To be done:
In the listing below, identify each line with the word "standalone" and return those lines.
* Begin *
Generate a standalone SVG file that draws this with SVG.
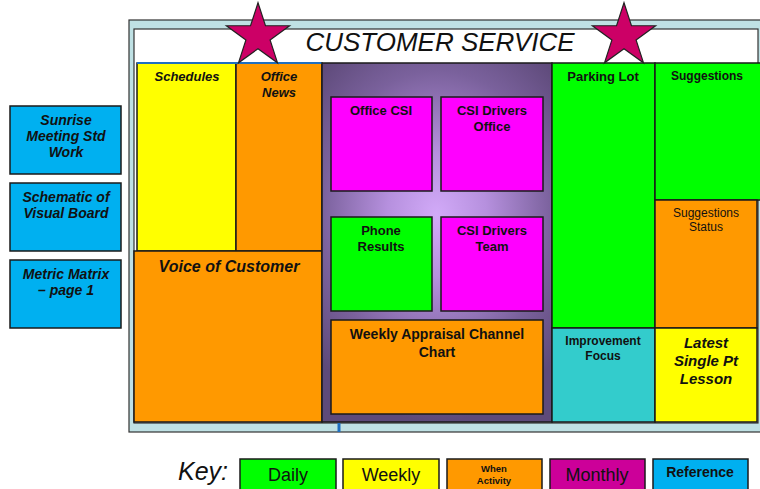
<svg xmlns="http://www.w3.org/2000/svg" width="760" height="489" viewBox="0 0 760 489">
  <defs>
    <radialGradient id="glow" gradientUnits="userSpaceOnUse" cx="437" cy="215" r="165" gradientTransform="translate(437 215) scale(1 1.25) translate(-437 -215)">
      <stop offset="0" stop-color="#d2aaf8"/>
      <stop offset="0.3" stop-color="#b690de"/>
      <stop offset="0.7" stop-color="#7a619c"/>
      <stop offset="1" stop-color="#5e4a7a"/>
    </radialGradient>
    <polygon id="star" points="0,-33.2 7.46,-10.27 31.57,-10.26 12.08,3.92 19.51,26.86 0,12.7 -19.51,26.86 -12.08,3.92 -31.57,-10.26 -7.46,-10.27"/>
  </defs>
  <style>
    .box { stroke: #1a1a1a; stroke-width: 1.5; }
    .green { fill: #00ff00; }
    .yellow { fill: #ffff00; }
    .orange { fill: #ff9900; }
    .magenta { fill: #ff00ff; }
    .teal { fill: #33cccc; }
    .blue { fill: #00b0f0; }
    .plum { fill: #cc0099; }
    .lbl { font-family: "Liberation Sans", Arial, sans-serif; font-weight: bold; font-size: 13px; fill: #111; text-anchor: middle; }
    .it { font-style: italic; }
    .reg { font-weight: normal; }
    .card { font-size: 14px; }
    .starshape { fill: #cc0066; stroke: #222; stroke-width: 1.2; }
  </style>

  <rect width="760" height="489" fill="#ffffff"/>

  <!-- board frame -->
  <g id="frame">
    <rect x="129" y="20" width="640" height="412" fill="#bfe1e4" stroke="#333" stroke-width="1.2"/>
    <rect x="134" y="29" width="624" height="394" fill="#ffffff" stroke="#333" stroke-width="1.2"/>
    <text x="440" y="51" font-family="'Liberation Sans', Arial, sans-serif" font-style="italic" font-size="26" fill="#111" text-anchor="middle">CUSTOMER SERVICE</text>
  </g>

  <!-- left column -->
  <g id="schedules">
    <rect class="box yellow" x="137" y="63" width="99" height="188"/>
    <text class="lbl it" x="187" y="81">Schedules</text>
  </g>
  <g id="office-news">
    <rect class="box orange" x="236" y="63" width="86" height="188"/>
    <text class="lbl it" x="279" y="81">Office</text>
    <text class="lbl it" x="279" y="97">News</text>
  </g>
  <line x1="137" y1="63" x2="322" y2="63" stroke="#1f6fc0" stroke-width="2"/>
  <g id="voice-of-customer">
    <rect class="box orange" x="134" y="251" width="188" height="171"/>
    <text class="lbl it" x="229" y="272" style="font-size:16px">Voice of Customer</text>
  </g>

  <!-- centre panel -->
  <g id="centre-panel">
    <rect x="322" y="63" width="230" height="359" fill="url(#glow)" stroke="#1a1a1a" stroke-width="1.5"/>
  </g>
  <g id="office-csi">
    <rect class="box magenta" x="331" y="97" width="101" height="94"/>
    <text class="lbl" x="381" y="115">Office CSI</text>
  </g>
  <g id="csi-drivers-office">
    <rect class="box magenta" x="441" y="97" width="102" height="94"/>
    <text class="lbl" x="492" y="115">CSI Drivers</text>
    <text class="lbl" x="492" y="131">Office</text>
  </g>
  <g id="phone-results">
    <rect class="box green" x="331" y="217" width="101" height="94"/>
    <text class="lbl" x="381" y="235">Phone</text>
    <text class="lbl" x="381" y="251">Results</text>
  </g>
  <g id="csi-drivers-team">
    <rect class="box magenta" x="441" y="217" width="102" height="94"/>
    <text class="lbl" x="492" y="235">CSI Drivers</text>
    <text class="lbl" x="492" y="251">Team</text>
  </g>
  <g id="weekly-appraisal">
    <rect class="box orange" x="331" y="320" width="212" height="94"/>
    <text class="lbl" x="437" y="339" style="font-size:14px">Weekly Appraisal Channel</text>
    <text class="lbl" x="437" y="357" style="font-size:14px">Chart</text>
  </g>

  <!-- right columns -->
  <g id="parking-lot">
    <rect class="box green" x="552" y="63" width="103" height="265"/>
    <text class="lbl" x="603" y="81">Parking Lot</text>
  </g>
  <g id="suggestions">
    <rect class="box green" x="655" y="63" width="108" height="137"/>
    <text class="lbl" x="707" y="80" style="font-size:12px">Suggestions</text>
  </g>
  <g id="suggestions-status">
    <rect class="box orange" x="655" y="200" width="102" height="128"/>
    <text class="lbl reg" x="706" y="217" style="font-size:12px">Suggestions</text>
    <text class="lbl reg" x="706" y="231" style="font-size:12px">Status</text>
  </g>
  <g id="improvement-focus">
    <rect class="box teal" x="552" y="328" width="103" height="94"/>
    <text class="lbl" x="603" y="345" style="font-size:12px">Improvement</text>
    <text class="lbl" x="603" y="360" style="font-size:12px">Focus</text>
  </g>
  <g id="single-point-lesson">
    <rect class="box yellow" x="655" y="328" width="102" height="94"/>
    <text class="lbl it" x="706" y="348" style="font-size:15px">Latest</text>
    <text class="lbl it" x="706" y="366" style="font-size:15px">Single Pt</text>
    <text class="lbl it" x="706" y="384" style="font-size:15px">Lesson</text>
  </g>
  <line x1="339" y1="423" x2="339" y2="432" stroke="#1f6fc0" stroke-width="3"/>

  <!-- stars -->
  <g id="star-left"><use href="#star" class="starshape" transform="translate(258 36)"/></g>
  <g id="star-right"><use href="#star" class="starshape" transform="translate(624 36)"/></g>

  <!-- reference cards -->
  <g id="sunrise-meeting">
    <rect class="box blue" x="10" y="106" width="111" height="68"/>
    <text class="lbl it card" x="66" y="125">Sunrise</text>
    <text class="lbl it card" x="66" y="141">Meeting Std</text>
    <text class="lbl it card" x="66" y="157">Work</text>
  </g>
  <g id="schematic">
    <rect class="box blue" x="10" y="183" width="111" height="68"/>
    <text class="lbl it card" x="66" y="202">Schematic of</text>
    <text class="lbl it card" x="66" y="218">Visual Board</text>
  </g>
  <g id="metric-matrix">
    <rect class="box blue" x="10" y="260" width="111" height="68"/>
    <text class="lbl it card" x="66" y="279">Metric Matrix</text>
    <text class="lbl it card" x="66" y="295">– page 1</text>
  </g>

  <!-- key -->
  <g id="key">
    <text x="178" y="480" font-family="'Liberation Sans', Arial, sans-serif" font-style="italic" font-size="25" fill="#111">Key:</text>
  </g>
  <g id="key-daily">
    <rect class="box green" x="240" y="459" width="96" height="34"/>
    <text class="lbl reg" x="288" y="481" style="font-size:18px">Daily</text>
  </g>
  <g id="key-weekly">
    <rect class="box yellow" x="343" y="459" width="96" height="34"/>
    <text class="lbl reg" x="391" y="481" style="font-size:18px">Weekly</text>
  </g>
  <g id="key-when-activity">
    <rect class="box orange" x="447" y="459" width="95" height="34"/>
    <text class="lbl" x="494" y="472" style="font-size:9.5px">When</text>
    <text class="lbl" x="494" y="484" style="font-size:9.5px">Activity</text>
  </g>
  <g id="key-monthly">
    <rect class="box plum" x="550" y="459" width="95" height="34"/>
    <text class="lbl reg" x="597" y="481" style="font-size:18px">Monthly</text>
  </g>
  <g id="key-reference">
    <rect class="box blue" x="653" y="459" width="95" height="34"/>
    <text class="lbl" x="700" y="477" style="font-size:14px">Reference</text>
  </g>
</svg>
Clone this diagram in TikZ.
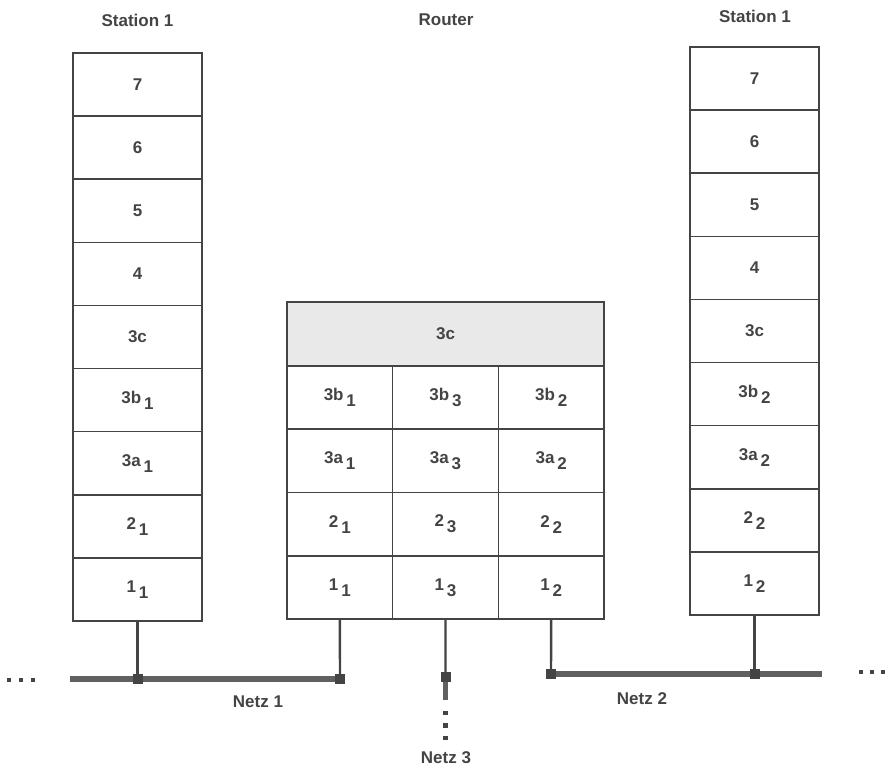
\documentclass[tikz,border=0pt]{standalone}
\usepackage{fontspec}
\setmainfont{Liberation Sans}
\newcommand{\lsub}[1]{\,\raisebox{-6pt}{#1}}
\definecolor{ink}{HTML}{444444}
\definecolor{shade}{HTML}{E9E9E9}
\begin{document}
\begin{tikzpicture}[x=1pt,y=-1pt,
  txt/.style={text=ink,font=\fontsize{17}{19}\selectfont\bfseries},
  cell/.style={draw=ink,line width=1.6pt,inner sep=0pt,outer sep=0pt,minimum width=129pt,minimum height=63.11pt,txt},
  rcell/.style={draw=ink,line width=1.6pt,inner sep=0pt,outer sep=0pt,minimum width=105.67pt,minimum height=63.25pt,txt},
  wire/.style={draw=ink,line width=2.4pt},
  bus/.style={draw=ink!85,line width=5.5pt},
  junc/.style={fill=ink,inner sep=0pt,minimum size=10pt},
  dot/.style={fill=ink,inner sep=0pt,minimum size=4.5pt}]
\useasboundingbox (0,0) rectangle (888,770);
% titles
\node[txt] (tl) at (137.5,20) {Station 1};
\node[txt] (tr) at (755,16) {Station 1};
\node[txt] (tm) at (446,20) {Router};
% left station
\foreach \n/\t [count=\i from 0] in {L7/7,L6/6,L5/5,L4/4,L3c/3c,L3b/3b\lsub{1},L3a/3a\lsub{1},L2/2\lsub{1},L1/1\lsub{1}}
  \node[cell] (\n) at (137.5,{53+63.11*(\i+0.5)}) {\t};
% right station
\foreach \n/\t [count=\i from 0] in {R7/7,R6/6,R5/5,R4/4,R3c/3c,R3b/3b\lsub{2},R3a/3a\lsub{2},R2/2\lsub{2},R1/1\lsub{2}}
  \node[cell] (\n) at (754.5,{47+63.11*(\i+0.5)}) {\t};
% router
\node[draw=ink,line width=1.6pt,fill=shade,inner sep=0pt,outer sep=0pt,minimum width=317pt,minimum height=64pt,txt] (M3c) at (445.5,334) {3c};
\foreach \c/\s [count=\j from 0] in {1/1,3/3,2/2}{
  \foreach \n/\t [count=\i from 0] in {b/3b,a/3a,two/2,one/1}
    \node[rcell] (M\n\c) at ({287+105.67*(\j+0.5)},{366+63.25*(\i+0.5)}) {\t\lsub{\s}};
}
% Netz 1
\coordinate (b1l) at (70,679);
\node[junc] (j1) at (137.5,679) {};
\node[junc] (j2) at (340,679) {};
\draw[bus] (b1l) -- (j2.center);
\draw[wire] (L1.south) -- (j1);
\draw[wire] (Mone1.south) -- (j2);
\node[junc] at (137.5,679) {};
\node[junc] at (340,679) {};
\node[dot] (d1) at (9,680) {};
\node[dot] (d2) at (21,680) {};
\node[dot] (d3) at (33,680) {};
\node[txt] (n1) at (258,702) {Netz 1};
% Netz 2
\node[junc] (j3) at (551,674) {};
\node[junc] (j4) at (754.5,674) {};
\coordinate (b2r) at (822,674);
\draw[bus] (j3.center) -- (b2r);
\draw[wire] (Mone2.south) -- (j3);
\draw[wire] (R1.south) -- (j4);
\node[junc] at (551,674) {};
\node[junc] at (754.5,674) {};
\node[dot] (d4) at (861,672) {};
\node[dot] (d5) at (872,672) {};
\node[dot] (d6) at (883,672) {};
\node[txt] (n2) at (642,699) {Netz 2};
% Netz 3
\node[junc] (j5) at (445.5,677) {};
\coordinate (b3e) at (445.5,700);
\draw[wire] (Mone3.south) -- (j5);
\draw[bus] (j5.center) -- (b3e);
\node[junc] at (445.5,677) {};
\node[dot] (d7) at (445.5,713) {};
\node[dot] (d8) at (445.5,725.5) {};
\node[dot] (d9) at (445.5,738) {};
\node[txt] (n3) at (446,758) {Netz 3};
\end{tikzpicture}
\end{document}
* End *
Written solution:
Generate a standalone SVG file that draws this with SVG.
\documentclass[tikz,border=0pt]{standalone}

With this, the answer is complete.